3. Photodynamic diagnosis colpostereoscope (PDD) for female genital tract diseases and neoplasm lesion early detection according to claim 1, characterized by having two variable linearity barrier or suppressor filters in the head, one for each observation optical axis to analyze the frequency emitted by the fluorescent compounds and to eliminate the wavelengths produced by the excitation light. These filters are also for accurate adjustment of emission rays emanating from the compound to react in the dyed female genital tract. These filters span a light spectrum from 400 to 700 nanometers, the visible light spectrum, and the frequencies can be staggered every 20 nanometers.

4. Photodynamic diagnosis colpostereoscope (PDD) for female genital tract diseases and neoplasm lesion early detection according to claim 1, characterized by having two diaphragms in the head, one on each optical axis with a manual opening controller capable of contrasting the image of what is being observed and also watching the depth of field.

5. Photodynamic diagnosis colpostereoscope (PDD) for female genital tract diseases and neoplasm lesion early detection according to claim 1, characterized by having two high resolution video cameras placed in the head, each camera is placed on each visual axis. The three-dimensional vision video system is: DLP (digital light processing) HDTV (high definition television) with the use of three-dimensional active lenses.

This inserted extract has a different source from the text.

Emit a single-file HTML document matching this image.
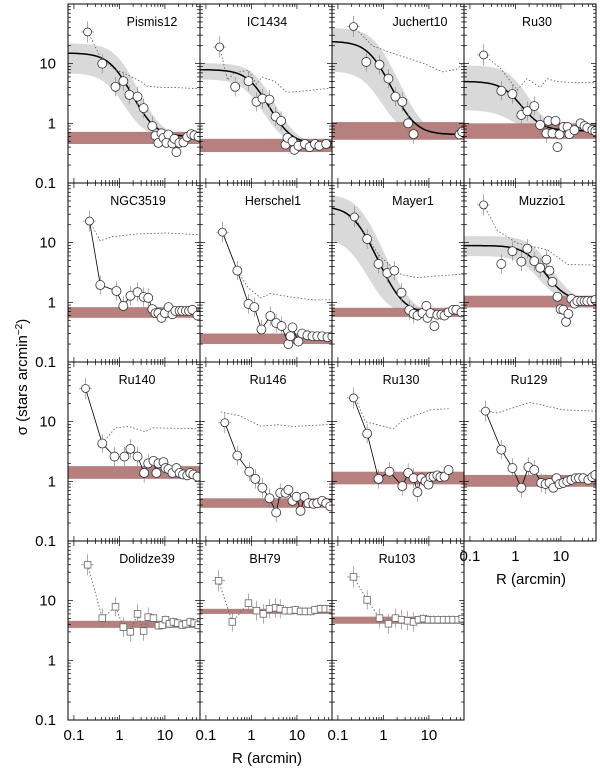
<!DOCTYPE html>
<html><head><meta charset="utf-8"><style>
html,body{margin:0;padding:0;background:#fff;}
svg{display:block;font-family:"Liberation Sans",sans-serif;}
</style></head><body>
<svg id="chart" width="600" height="769" viewBox="0 0 600 769" xmlns="http://www.w3.org/2000/svg">
<text transform="translate(27,377) rotate(-90)" text-anchor="middle" font-size="15">σ (stars arcmin<tspan baseline-shift="super" font-size="10">−2</tspan>)</text>
<text x="267" y="763" text-anchor="middle" font-size="15">R (arcmin)</text>
<text x="531" y="584" text-anchor="middle" font-size="15">R (arcmin)</text>
</svg>
<script>
// ---- data ----
const clusterNames = ["Pismis12","IC1434","Juchert10","Ru30","NGC3519","Herschel1","Mayer1","Muzzio1","Ru140","Ru146","Ru130","Ru129","Dolidze39","BH79","Ru103"];
const nameOffsets = [84,67,88,73,70,73,81,78,69,68,69,65,79,65,65];
const radii = [
 [0.2,0.42,0.82,1.22,1.66,2.5,3.4,5.3,6.2,7.2,8.4,9.3,10.8,11.9,14.6,16.2,17.9,20.8,25.5,31,38,44.5,54.6],
 [0.2,0.44,0.86,1.29,1.75,2.5,3.4,4.5,5.6,6.2,8,8.8,10.8,15,19,25,31,44],
 [0.22,0.42,0.82,1.29,1.84,2.6,3.5,4.6,47,54],
 [0.2,0.49,0.86,1.35,1.83,2.6,3.5,4.8,5.3,6.5,7.6,8.4,9.3,11.3,14,15.4,19.8,27,33,38,49,57],
 [0.22,0.38,0.86,1.22,1.75,2.5,3.4,4.3,5.3,6.2,7.2,8.4,10,12,14.6,17,21,24,29,34,40,52],
 [0.23,0.49,0.86,1.16,1.66,2.6,3.5,4.6,6.5,7.2,8,10.8,13,17,22,28,36,47,60],
 [0.23,0.44,0.78,1.22,1.74,2.5,3.7,4.6,5.6,7.2,8.8,9.3,10.8,13.2,15.3,18.8,22,27,34,40,52],
 [0.2,0.49,0.86,1.35,1.83,2.6,3.5,4.8,5.6,6.5,8.4,9.8,11.3,13,14.6,17,20,23,28,33,38,47,57],
 [0.18,0.42,0.78,1.29,1.74,2.5,3.5,4.3,5.6,6.5,7.2,9.3,10.3,12,14.6,17.9,21,25,31,36,42,52],
 [0.26,0.49,0.9,1.22,1.74,2.5,3.5,4.3,5.6,6.5,8,9.8,12,14.6,17.9,23,28,36,44,54],
 [0.22,0.44,0.78,1.36,2.6,3.5,4.6,5.6,6.8,8.4,9.8,10.8,12.6,15.3,17.9,22,27],
 [0.22,0.49,0.86,1.35,1.93,2.6,3.7,4.6,5.6,6.8,8,9.3,11.3,13.8,17,21,25,31,40,49,57],
 [0.2,0.42,0.82,1.22,1.74,2.5,3.4,4.3,5.6,7.2,8.8,10.3,12.6,15.4,19,24,29,36,44,54],
 [0.19,0.38,0.86,1.29,1.83,2.5,3.4,4.3,5.6,7.2,9.3,12,15.4,20,25,33,42,54],
 [0.22,0.44,0.82,1.29,1.84,2.5,3.4,4.6,5.9,7.6,9.8,12.6,16,21,27,34,44,54]
];
const densities = [
 [34,10,4.1,5.1,3.0,2.8,1.8,0.9,0.62,0.47,0.68,0.57,0.47,0.65,0.46,0.55,0.33,0.47,0.48,0.59,0.66,0.63,0.6],
 [19,4.1,5.1,2.3,2.6,2.5,1.3,1.1,0.44,0.57,0.5,0.36,0.42,0.45,0.4,0.45,0.42,0.45],
 [42,10.7,9.6,5.6,2.8,2.3,1.0,0.66,0.65,0.72],
 [14,3.5,3.1,1.38,1.6,1.95,0.94,0.68,1.1,0.68,1.1,0.4,0.65,0.87,0.87,0.66,0.77,1.0,0.9,0.84,0.77,0.74],
 [23,1.95,1.55,0.87,1.29,1.48,1.23,1.19,0.77,0.66,0.66,0.55,0.66,0.83,0.63,0.72,0.72,0.72,0.72,0.72,0.75,0.6],
 [15,3.4,0.94,0.83,0.35,0.59,0.45,0.4,0.2,0.27,0.38,0.22,0.3,0.28,0.27,0.27,0.27,0.26,0.27],
 [27,11.5,4.4,3.1,3.4,1.45,0.74,0.64,0.6,0.66,0.87,0.55,0.66,0.4,0.62,0.62,0.6,0.68,0.75,0.75,0.68],
 [43,4.4,7.2,4.8,7.9,4.9,3.8,5.2,3.4,2.2,1.24,0.77,0.75,0.47,0.64,1.14,0.95,1.05,1.05,1.05,1.05,1.05,1.1],
 [36,4.3,2.6,2.6,3.5,2.6,1.38,2.0,2.2,1.38,2.0,2.1,1.67,1.6,1.38,1.67,1.38,1.3,1.26,1.38,1.3,1.2],
 [9.6,2.7,1.45,1.1,0.78,0.52,0.3,0.64,0.64,0.72,0.47,0.55,0.32,0.55,0.43,0.42,0.43,0.47,0.43,0.38],
 [25,6.3,1.1,1.45,0.83,1.38,1.13,0.66,1.13,1.0,0.88,1.18,1.2,1.26,1.18,1.2,1.55],
 [15,3.4,1.67,0.78,1.74,1.55,0.94,0.9,0.94,0.78,1.13,0.9,0.94,1.0,1.06,1.13,1.13,1.13,1.06,1.18,1.28],
 [40,5.1,7.9,3.6,3.0,6.0,3.1,5.3,5.1,3.8,3.9,4.8,4.1,4.4,4.2,3.9,4.1,4.4,4.2,3.9],
 [21.6,4.4,9.1,6.8,6.0,7.3,7.6,7.3,6.8,6.8,7.0,6.6,6.6,6.6,7.0,7.3,7.3,7.3],
 [25,10.3,5.1,4.1,5.1,4.8,4.6,4.4,4.8,5.0,4.8,4.8,4.8,4.8,4.8,4.8,4.8,5.0]
];
const bgLow  = [0.45,0.33,0.53,0.55,0.55,0.2,0.57,0.82,1.1,0.36,0.89,0.81,3.5,6.0,4.1];
const bgHigh = [0.72,0.55,1.05,1.0,0.83,0.3,0.81,1.29,1.8,0.52,1.45,1.28,4.6,7.3,5.4];
// King model params [central density, core radius, background]; null = no fit
const kingCentral = [14.5,7.5,23,4.3,null,null,40,7.9,null,null,null,null,null,null,null];
const kingCore    = [0.85,1.2,0.62,0.85,null,null,0.27,2.65,null,null,null,null,null,null,null];
const kingBg      = [0.6,0.45,0.65,0.75,null,null,0.65,1.05,null,null,null,null,null,null,null];
const bandHiFactor = [1.47,1.3,1.7,2.0,null,null,1.6,1.5];
const bandLoFactor = [0.44,0.67,0.3,0.22,null,null,0.28,0.63];
// dotted comparison profiles
const dotR = [
 [0.2,0.4,0.8,1.5,3,4,8,15,30,55],
 [0.2,0.3,0.42,0.86,1.3,1.7,3.3,6,15,55],
 [0.22,0.57,1,2,3.9,8,15,20,40,55],
 [0.2,0.46,1.1,1.8,3.5,5,8,20,55],
 [0.22,0.38,0.7,2.5,11,55],
 [0.23,0.49,0.86,1.6,2.6,9,24,60],
 [0.23,0.44,0.86,2.5,5.5,18,60],
 [0.2,0.4,1.1,5,14,63],
 [0.42,0.82,1.6,3.7,5.5,55],
 [0.21,0.55,1.6,3.8,8,60],
 [0.22,0.4,1.66,2.7,10.8,27],
 [0.22,0.4,2.1,11,60]
];
const dotV = [
 [35,12,8,6.5,5,4.2,4,4,3.9,3.8],
 [19,5.3,7,7.8,4.5,6,5.0,3.3,3.5,3.9],
 [42,20,17,14,12,10,8,7.3,8,10],
 [14,8.5,3.6,5.6,4,5.6,5,4.8,4.8],
 [23,10.7,12.6,14,14.5,13.6],
 [15,3.4,1.74,1.18,1.4,1.2,1.1,1.1],
 [27,12,5.8,2.9,2.6,2.8,3.0],
 [43,16,9.8,7.6,4.3,4.2],
 [4.3,7.9,8.3,6.8,7.9,7.6],
 [14.5,12.6,8.4,8.9,8.3,9],
 [30,10,7.6,10.7,15.8,16.5],
 [15,14,21,15.8,15]
];
const xTickLabels = ["0.1","1","10"];
const yTickLabels = ["0.1","1","10"];

// ---- layout ----
const NS="http://www.w3.org/2000/svg";
const svg=document.getElementById('chart');
const colLeft=[68,200,332,464], rowTop=[4,183,362,541], PW=132, PH=179;
const LX0=-1.13, PXD=45.5, LY0=-1, PYD=PH/3;
function mk(tag,attrs,parent){const e=document.createElementNS(NS,tag);for(const k in attrs)e.setAttribute(k,attrs[k]);(parent||svg).appendChild(e);return e;}
function xs(p,r){return colLeft[p%4]+(Math.log10(r)-LX0)*PXD;}
function ys(p,v){return rowTop[Math.floor(p/4)]+PH-(Math.log10(v)-LY0)*PYD;}
const defs=mk('defs',{});

for(let p=0;p<15;p++){
  const L=colLeft[p%4], T=rowTop[Math.floor(p/4)];
  const g=mk('g',{});
  
  
  const cp=mk('clipPath',{id:'c'+p},defs); mk('rect',{x:L,y:T,width:PW,height:PH},cp);
  const inner=mk('g',{'clip-path':'url(#c'+p+')'},g);
  const rs=[]; for(let i=0;i<=120;i++) rs.push(Math.pow(10,LX0+i*(PW/PXD)/120));
  if(kingCentral[p]!==null){
    const f0=kingCentral[p],rc=kingCore[p],bg=kingBg[p];
    const up=rs.map(r=>[xs(p,r),ys(p,bg+f0*bandHiFactor[p]/(1+Math.pow(r/(rc*1.25),2)))]);
    const lo=rs.map(r=>[xs(p,r),ys(p,bg*0.95+f0*bandLoFactor[p]/(1+Math.pow(r/(rc*0.8),2)))]).reverse();
    const band=mk('path',{d:'M'+up.concat(lo).map(a=>a[0].toFixed(1)+','+a[1].toFixed(1)).join('L')+'Z',fill:'#d9d9d9'},inner);
    
    
  }
  const bb=mk('rect',{x:L,width:PW,y:ys(p,bgHigh[p]),height:ys(p,bgLow[p])-ys(p,bgHigh[p]),fill:'#b5807e'},inner);
  
  
  if(kingCentral[p]!==null){
    const f0=kingCentral[p],rc=kingCore[p],bg=kingBg[p];
    const pts=rs.map(r=>xs(p,r).toFixed(1)+','+ys(p,bg+f0/(1+Math.pow(r/rc,2))).toFixed(1));
    const kc=mk('polyline',{points:pts.join(' '),fill:'none',stroke:'#000','stroke-width':1.5},inner);
    
    
  }
  if(p<12){
    const pts=dotR[p].map((r,i)=>xs(p,r).toFixed(1)+','+ys(p,dotV[p][i]).toFixed(1));
    const dl=mk('polyline',{points:pts.join(' '),fill:'none',stroke:'#555','stroke-width':0.8,'stroke-dasharray':'1.5,2'},inner);
    
    
  }
  const R=radii[p], V=densities[p];
  const solid=[4,5,8,9,10,11].includes(p), sq=p>=12;
  if(solid||sq){
    const pts=R.map((r,i)=>xs(p,r).toFixed(1)+','+ys(p,V[i]).toFixed(1));
    const cl=mk('polyline',{points:pts.join(' '),fill:'none',stroke:sq?'#555':'#000','stroke-width':0.8,'stroke-dasharray':sq?'1.5,2':'none'},inner);
    
    
  }
  R.forEach((r,i)=>{
    const e=i===0?0.5:(i<8?0.45:0.18);
    const x=xs(p,r);
    const eb=mk('line',{x1:x,x2:x,y1:ys(p,V[i]*(1+e)),y2:ys(p,V[i]/(1+e)),stroke:'#888','stroke-width':0.7},inner);
    
    
    if(i===0){
      const hx=mk('line',{x1:xs(p,r*0.72),x2:xs(p,r*1.38),y1:ys(p,V[i]),y2:ys(p,V[i]),stroke:'#888','stroke-width':0.7},inner);
      
      
    }
  });
  R.forEach((r,i)=>{
    const x=xs(p,r), y=ys(p,V[i]);
    let m;
    if(sq) m=mk('rect',{x:x-3.3,y:y-3.3,width:6.6,height:6.6,fill:'#fff',stroke:'#666','stroke-width':0.8},inner);
    else m=mk('circle',{cx:x,cy:y,r:i===0?4:4.5,fill:'#fff',stroke:'#333','stroke-width':0.8},inner);
    
    
  });
  const tg=mk('g',{stroke:'#000','stroke-width':0.7},g);
  for(let d=-1;d<=1;d++)for(let k=1;k<=9;k++){
    const v=k*Math.pow(10,d); const lx=Math.log10(v); if(lx<LX0||lx>LX0+PW/PXD)continue;
    const x=xs(p,v), len=k===1?5:3;
    mk('line',{x1:x,x2:x,y1:T+PH,y2:T+PH-len},tg); mk('line',{x1:x,x2:x,y1:T,y2:T+len},tg);
  }
  for(let d=-1;d<=1;d++)for(let k=1;k<=9;k++){
    const v=k*Math.pow(10,d); const y=ys(p,v), len=k===1?5:3;
    mk('line',{x1:L,x2:L+len,y1:y,y2:y},tg); mk('line',{x1:L+PW,x2:L+PW-len,y1:y,y2:y},tg);
  }
  const fr=mk('rect',{x:L,y:T,width:PW,height:PH,fill:'none',stroke:'#000','stroke-width':1},g);
  
  
  const nm=mk('text',{x:L+nameOffsets[p],y:T+22,'text-anchor':'middle','font-size':12.5},g);
  nm.textContent=clusterNames[p];
  
  
  if(p%4===0){
    yTickLabels.forEach((t,j)=>{
      const v=Math.pow(10,j-1);
      const yl=mk('text',{x:56,y:ys(p,v)+5,'text-anchor':'end','font-size':15},svg);
      yl.textContent=t;
      
      
    });
  }
  if(p>=11){
    xTickLabels.forEach((t,j)=>{
      const v=Math.pow(10,j-1);
      const xl=mk('text',{x:xs(p,v),y:T+PH+20,'text-anchor':'middle','font-size':15},svg);
      xl.textContent=t;
      
      
    });
  }
}
</script>
</body></html>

6. Photodynamic diagnosis colpostereoscope (PDD) for female genital tract diseases and neoplasm lesion early detection according to claim 1, characterized by a light source box with focusable optical system and directed to a medical grade optical fiber or to the novel low cost and high quality optical fiber made of ethylene and propylene fluorinate (FEP) resin. A variable linearity filter is included within the optical system as the head, in order to select any light frequency range to send a light beam through the optical fiber to any compound or drug located in the female genital tract, using exploration by photodynamic diagnosis, this filter spanning a range from 400 nanometers to 700 nanometers, the light beam band which may be chosen every 20 nanometers thus providing a virtually universal equipment application to any drug or compound targeted for photodynamic diagnosis genital tract gynecologic exploration.

7. Photodynamic diagnosis colpostereoscope (PDD) for female genital tract diseases and neoplasm lesion early detection according to claim 1, characterized by including episcopic illumination, which is based on the lighting standards applicable to microscopy and optics based on Kohler illumination, which allows the use of light energy with less expense and less heat emission.